In its response to a request for legal opinion, the FAA concluded that a pilot working for a part 135 certificate holder cannot perform work for that certificate holder, whether directly or indirectly through a related business or corporation owned by the certificate holder, during the pilot’s mandatory rest period. Although the certificate holder is not required to monitor employee activity that takes place after release from work, such as in the case of work at a restaurant or some other business, including flying for another certificate holder, the FAA cautioned that both the flight crewmember and certificate holder would be in violation of FAR 91.13 if a flight crewmember flies when his lack of rest would endanger others.
In a recent legal interpretation, the FAA clarified the permissible methods by which pilots in command (PICs) and second in command (SICs) may log operating experience pursuant to FAR 121.434. Subsection 121.434(c) sets forth the parameters by which PICs and SICs may gain operating experience. Paragraph (c)(l)(i) specifically provides that a PIC “must perform the duties of a pilot in command under the supervision of a check pilot,” and paragraph (c)(2) specifies that a SIC “must perform the duties of a second in command under the supervision of an appropriately qualified check pilot” to acquire operating experience.
In 1995, the FAA amended the operating experience requirements of FAR 121.434 in response to a series of accidents that had occurred at least, in part, due to the inexperience of flightcrew members. As part of the amended rule, the option allowing SIC’s to earn operating experience through observation was removed from the regulation.

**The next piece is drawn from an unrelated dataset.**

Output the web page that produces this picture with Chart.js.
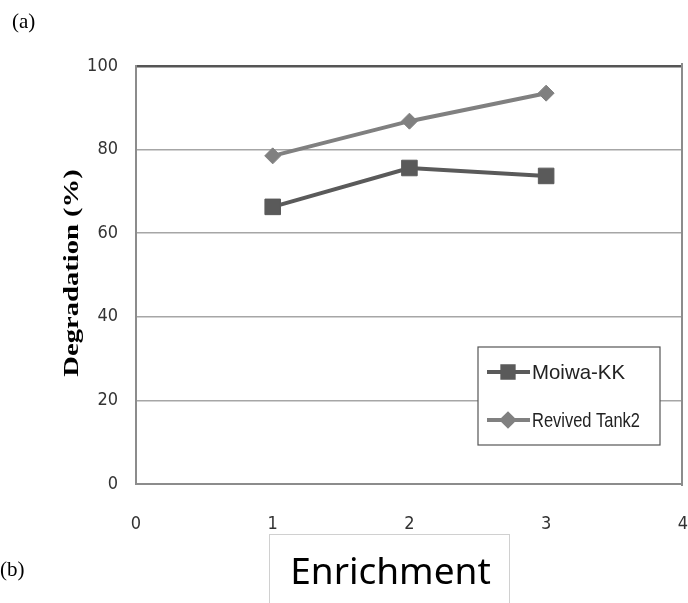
<!DOCTYPE html>
<html>
<head>
<meta charset="utf-8">
<script src="https://cdn.jsdelivr.net/npm/chart.js@4/dist/chart.umd.min.js"></script>
<style>
    html, body { margin: 0; padding: 0; background: #fff; }
    #wrap { position: relative; width: 688px; height: 603px; overflow: hidden; }
    #chart { position: absolute; left: 0; top: 0; }
    .tag { position: absolute; font-family: "Liberation Serif", "DejaVu Serif", serif; font-size: 21px; color: #000; }
    #xbox { position: absolute; left: 269px; top: 534px; width: 241px; height: 80px; border: 1px solid #d0d0d0; box-sizing: border-box; }
    #xtitle { position: absolute; left: 0; width: 241px; top: 9px; text-align: center; font-family: "Noto Sans", sans-serif; font-size: 37px; color: #000; }
    #rightEdge { position: absolute; left: 681px; top: 63px; width: 7px; height: 423px; background: #fff; border-left: 2px solid #8c8c8c; box-sizing: border-box; }
</style>
</head>
<body>
<div id="wrap">
    <canvas id="chart" width="710" height="603"></canvas>
    <div id="rightEdge"></div>
    <div class="tag" style="left:12px; top:9px;">(a)</div>
    <div class="tag" style="left:0px; top:557px;">(b)</div>
    <div id="xbox"><div id="xtitle">Enrichment</div></div>
</div>
<script>
var enrichment = [1, 2, 3];
var moiwaKK = [66.3, 75.6, 73.7];
var revivedTank2 = [78.5, 86.8, 93.5];
var yTicks = [0, 20, 40, 60, 80, 100];
var xTicks = [0, 1, 2, 3, 4];
var yTitle = 'Degradation (%)';

function toPoints(xs, ys) {
    return xs.map(function (x, i) { return { x: x, y: ys[i] }; });
}

var tickFont = { family: '"DejaVu Sans Condensed", "Liberation Sans Narrow", "Liberation Sans", sans-serif', size: 18 };

// stretched bold serif axis title, as in the scanned figure
var yTitlePlugin = {
    id: 'yTitlePlugin',
    afterDraw: function (chart) {
        var ctx = chart.ctx;
        var a = chart.chartArea;
        ctx.save();
        ctx.translate(72, (a.top + a.bottom) / 2 - 2);
        ctx.rotate(-Math.PI / 2);
        ctx.scale(1.3, 1);
        ctx.font = 'bold 22px "Liberation Serif", "DejaVu Serif", serif';
        ctx.fillStyle = '#000';
        ctx.textAlign = 'center';
        ctx.textBaseline = 'middle';
        ctx.fillText(yTitle, 0, 0);
        ctx.restore();
    }
};

// legend box drawn inside the plot, like the original
var boxLegend = {
    id: 'boxLegend',
    afterDraw: function (chart) {
        var ctx = chart.ctx;
        var x0 = 478, y0 = 347, w = 182, h = 98;
        ctx.save();
        ctx.fillStyle = '#fff';
        ctx.fillRect(x0, y0, w, h);
        ctx.strokeStyle = '#555';
        ctx.lineWidth = 1.2;
        ctx.strokeRect(x0, y0, w, h);
        var rows = [372, 420];
        var widths = [93, 108];
        chart.data.datasets.forEach(function (ds, i) {
            var y = rows[i];
            ctx.strokeStyle = ds.borderColor;
            ctx.lineWidth = 4;
            ctx.beginPath();
            ctx.moveTo(487, y);
            ctx.lineTo(530, y);
            ctx.stroke();
            Chart.helpers.drawPoint(ctx, {
                pointStyle: ds.pointStyle,
                radius: ds.pointStyle === 'rect' ? 8 : 6,
                borderWidth: 1
            }, 508, y);
            ctx.fillStyle = ds.backgroundColor;
            ctx.fill();
            ctx.fillStyle = '#222';
            ctx.font = '21px "Liberation Sans", sans-serif';
            ctx.textBaseline = 'middle';
            ctx.textAlign = 'left';
            ctx.fillText(ds.label, 532, y + 1, widths[i]);
        });
        ctx.restore();
    }
};

new Chart(document.getElementById('chart').getContext('2d'), {
    type: 'scatter',
    data: {
        datasets: [
            {
                label: 'Moiwa-KK',
                data: toPoints(enrichment, moiwaKK),
                showLine: true,
                borderColor: '#5a5a5a',
                backgroundColor: '#5a5a5a',
                borderWidth: 4,
                pointStyle: 'rect',
                pointRadius: 11,
                pointBorderWidth: 1,
                tension: 0
            },
            {
                label: 'Revived Tank2',
                data: toPoints(enrichment, revivedTank2),
                showLine: true,
                borderColor: '#808080',
                backgroundColor: '#808080',
                borderWidth: 4,
                pointStyle: 'rectRot',
                pointRadius: 8,
                pointBorderWidth: 1,
                tension: 0
            }
        ]
    },
    options: {
        responsive: false,
        animation: false,
        layout: { padding: { left: 0, top: 66, right: 8, bottom: 0 } },
        plugins: {
            legend: { display: false },
            tooltip: { enabled: false }
        },
        scales: {
            x: {
                type: 'linear',
                min: 0,
                max: 4,
                afterBuildTicks: function (s) { s.ticks = xTicks.map(function (v) { return { value: v }; }); },
                afterFit: function (s) { s.height = 119; },
                ticks: { color: '#333', font: tickFont, padding: 22 },
                grid: { display: false },
                border: { color: '#8c8c8c', width: 2 }
            },
            y: {
                min: 0,
                max: 100,
                afterBuildTicks: function (s) { s.ticks = yTicks.map(function (v) { return { value: v }; }); },
                afterFit: function (s) { s.width = 136; },
                ticks: { color: '#333', font: tickFont, padding: 18 },
                grid: {
                    drawTicks: false,
                    color: function (c) { return c.tick && c.tick.value === 100 ? '#555' : '#a6a6a6'; },
                    lineWidth: function (c) { return c.tick && c.tick.value === 100 ? 2.5 : 1.5; }
                },
                border: { color: '#8c8c8c', width: 2 }
            }
        }
    },
    plugins: [boxLegend, yTitlePlugin]
});
</script>
</body>
</html>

In its legal interpretation, the FAA concluded that the plain language of the regulation, as well as the rulemaking history, require that PICs and SICs must actually be “seated at the controls of the airplane” and “perform the duties required of a PIC or SIC” to acquire operating experience. Accordingly, time spent by a pilot while not seated at the controls, including time spent resting, cannot be counted to satisfy the pilot operating experience requirements of FAR 121.434 for a PIC or SIC.

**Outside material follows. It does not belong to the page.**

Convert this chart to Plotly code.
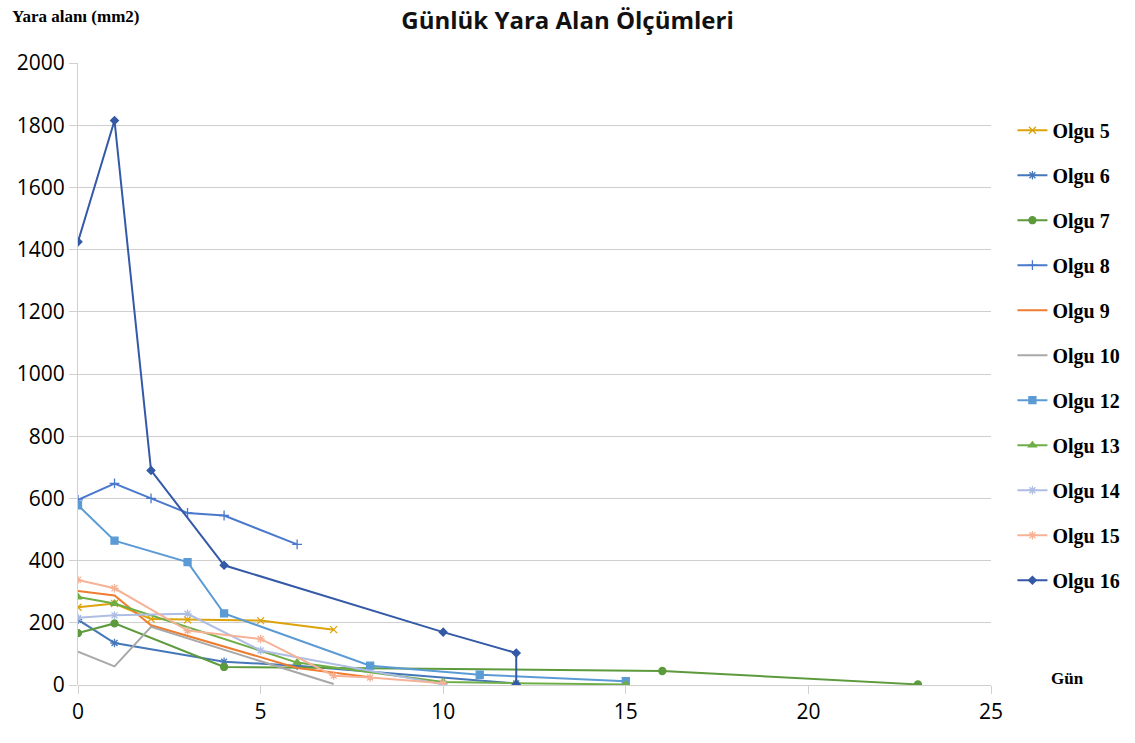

In a recent legal opinion, the FAA determined that the practical test component of reinstatement of an expired flight instructor certificate cannot be accomplished using a flight simulator at a part 142 training center, unless that training center has an approved program for instructor training or certificate reinstatement. For purposes of reinstatement of an expired certificate, the FAA requires that the flight instructor practical test be done in accordance with § 61.183(h) and the flight instructor must complete the practical test specified under that section. If reinstatement is attempted using a simulator at a part 142 training center, the instructor must be enrolled in an approved course of training specific to instructor certification or reinstatement in order for such training to be conducted in a simulator. The FAA specifically rejected a proposed interpretation that would have permitted the expired instructor to reinstate his certificate using “any course” at the training center.